The day I won a Giller prize

November 8, 2010 – 2:44 pm

The who’s who of Canada’s cultural elite — that is to say, Toronto’s glitterati — will all be at the Scotiabank Giller Awards Tuesday. I won’t be there. And not only because I happen to live in Montreal.

I’ll never get an invitation to a Giller evening, because I’ve been very rude in some of my columns about certain Giller nominees. But even though I won’t be there in person, I will raise a glass to Doris Giller tonight. For I am the winner of a unique Giller prize that won’t be awarded to anyone else in my lifetime without my say-so.

Confused? Intrigued? Hearken.

My story begins with a Hallowe’en party my husband Ronny and I were invited to about 25 years ago. We’ve been to many parties during our marriage. But this one stands out in my memory with unusual clarity.

Our hosts lived nearby us, in a contemporary, redbrick two-storey townhouse in lower Westmount — “on the flat,” where unpretentious folks of modest needs like us hang out, far from the rich and fancy Upper Westmount types.

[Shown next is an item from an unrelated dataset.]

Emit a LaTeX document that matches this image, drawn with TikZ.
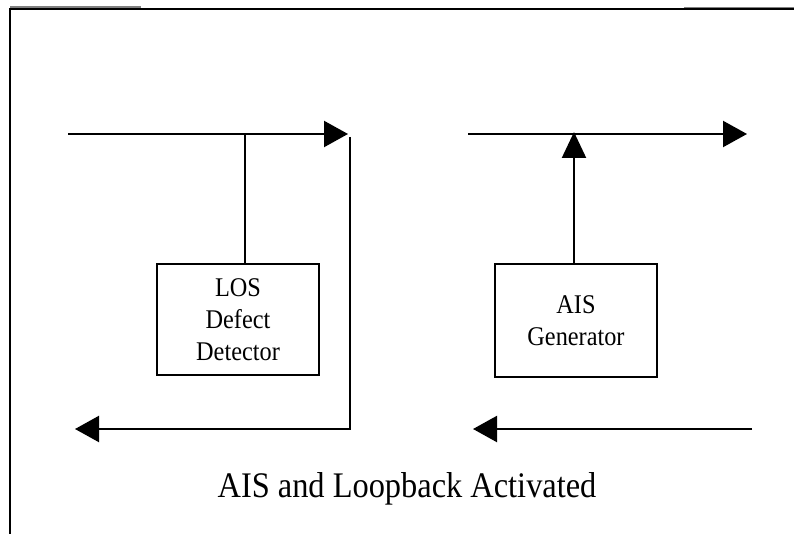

With its two-car interior garage and straight, unadorned lines, one of three attached in a distinctive row, the 1964-built house and its siblings stand apart from the area’s architectural norm, which tends heavily to much older, ornate Edwardian stone redoubts, where you get a lot of house, but are lucky to get any garage, let alone double, and virtually never integrated with the house.

The party rocked. Our hosts were successful, cultured, convivial types. The husband was suave and quiet. The charismatic hostess knew how to make any social scene crackle with energy. I was pretty dazzled by the company. I remember standing near the fireplace, chatting with Edward O. Phillips, a charming and witty Montreal novelist with a specialty in nostalgic but subtly biting observation of pre-diversity Westmount WASP social mores. I was feeling particularly elated, because I had just days before been informed that I had won the third prize in a short story contest and had received a cheque for $25 in token thereof. Edward had won the first prize. He was talking to me as if I were an actual literary peer, even though my prize was a lucky one-off and he was a much-published literary fixture. Heady stuff.

And I remember looking around the room, taking in the tall modern windows that would fill the house with light in daytime, and wandering through the foyer into the dining room and looking out at the sweet, small backyard. And here is what I thought, almost to the word: “What an absolute gem of a house this is. It flows. It’s cozy for two, but made for entertaining. It’s practical, yet gracious, and — be still, my heart — a warm garage to boot. It’s perfect for a couple. When our kids move out, and we can downsize, this is exactly the kind of house I would want to live in.”

Fast forward 25 years. Our kids moved out many years ago, but we are still in our rambling pile of an Edwardian house. For ten years I have been nagging my change-resistant husband that it is past time to downsize. Lately he started to crack.

My son-in-law, a real estate aficionado, set himself the task of impresario, constantly emailing me prospective houses for sale. I took a Goldilocks position on all of them: too big, too small, too uphill, too old, too modern, too expensive. Three weeks ago he sent me an ad and I wrote back: This is it!

Ronny and I drove past the house. I said the house looked familiar. Ronny said it should look familiar because it was. “Remember the Hallowe’en party?” he asked. Omigawd. It was the couple’s house of my dreams. Our hosts of the Hallowe’en party, as you may have already guessed, were Jack Rabinovitch and Doris Giller. The price was right. Reader, we bought the house the next day.

Jack, you created the Giller prize to spread happiness for writers in a material way in Doris’s name. No literary prize winner could be happier than I am right now. Be assured that Doris will be in my thoughts every day for as long as we live there. Many years, I hope. By the way, I hope you won’t be offended, but those mirrored closet doors just have to go. Have fun tonight giving out prizes. Thank you for inviting us to that party.